• Given problem
Report every line in the listing below where the string "seaborn" shows up.

• Input records

↓↓↓

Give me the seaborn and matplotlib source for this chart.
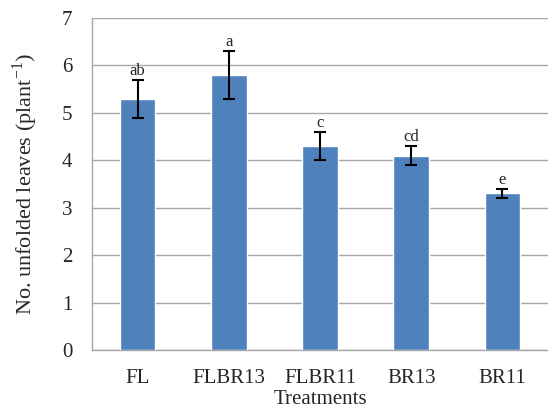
import numpy as np
import pandas as pd
import seaborn as sns
import matplotlib.pyplot as plt

sns.set_style("white")
plt.rcParams['font.family'] = ['Liberation Serif', 'DejaVu Serif']
plt.rcParams['mathtext.fontset'] = 'custom'
plt.rcParams['mathtext.rm'] = 'Liberation Serif'

# Dados
tratamentos = ["FL", "FLBR13", "FLBR11", "BR13", "BR11"]
medias = [5.3, 5.8, 4.3, 4.1, 3.3]
erros = [0.4, 0.5, 0.3, 0.2, 0.1]
letras = ["ab", "a", "c", "cd", "e"]

df = pd.DataFrame({"tratamento": tratamentos, "folhas": medias})

fig = plt.figure(figsize=(5.48, 4.13), dpi=100)
ax = fig.add_axes([0.168, 0.1525, 0.832, 0.804])

sns.barplot(x="tratamento", y="folhas", data=df, color="#4F81BD",
            saturation=1, width=0.39, errorbar=None, ax=ax, zorder=3)

x = np.arange(len(tratamentos))
ax.errorbar(x, medias, yerr=erros, fmt="none", ecolor="black",
            elinewidth=1.5, capsize=4.5, capthick=1.5, zorder=4)

for xi, m, e, l in zip(x, medias, erros, letras):
    ax.text(xi, m + e + 0.02, l, ha="center", va="bottom", fontsize=12)

ax.set_ylim(0, 7)
ax.set_xlim(-0.5, len(tratamentos) - 0.5)
ax.set_yticks(range(0, 8))
ax.yaxis.grid(True, color="#A6A6A6", linewidth=1, zorder=0)
ax.set_axisbelow(True)

for lado in ["top", "right"]:
    ax.spines[lado].set_visible(False)
for lado in ["left", "bottom"]:
    ax.spines[lado].set_color("#A6A6A6")
    ax.spines[lado].set_linewidth(1)

ax.tick_params(axis="y", length=0, labelsize=15, pad=14)
ax.tick_params(axis="x", which="major", length=0, labelsize=15, pad=14)
ax.set_xticks(np.arange(0.5, len(tratamentos) - 0.5), minor=True)
ax.tick_params(axis="x", which="minor", direction="in", length=6,
               color="#A6A6A6", width=1)

ax.set_xlabel("Treatments", fontsize=15, labelpad=1)
ax.set_ylabel(r"No. unfolded leaves (plant$^{\mathrm{-1}}$)", fontsize=16, labelpad=16)

plt.savefig("out.png", dpi=100)
plt.close()
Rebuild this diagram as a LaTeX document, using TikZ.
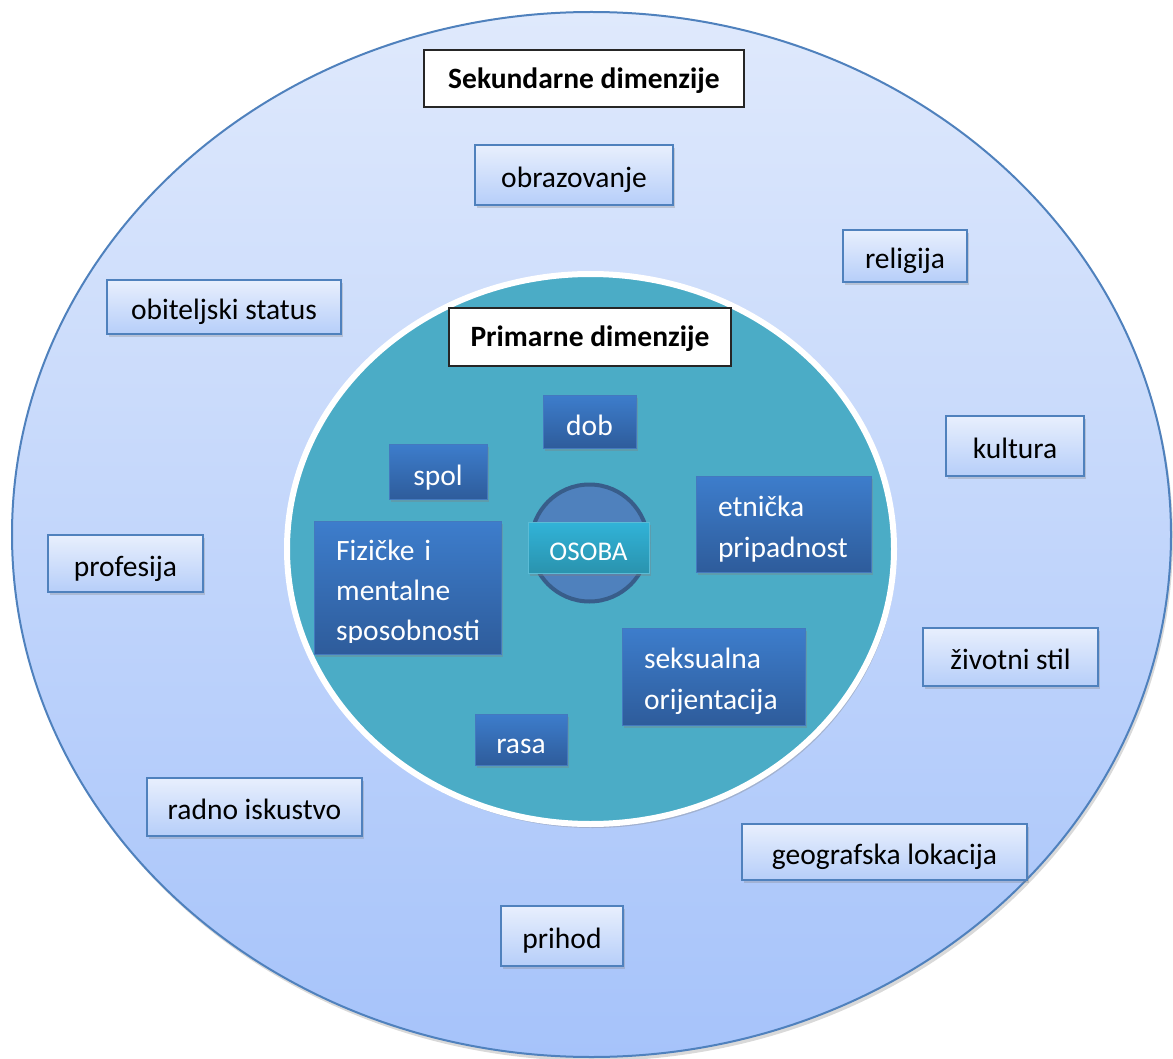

↑↑↑

• Problem solution
Give me the seaborn and matplotlib source for this chart.
import seaborn as sns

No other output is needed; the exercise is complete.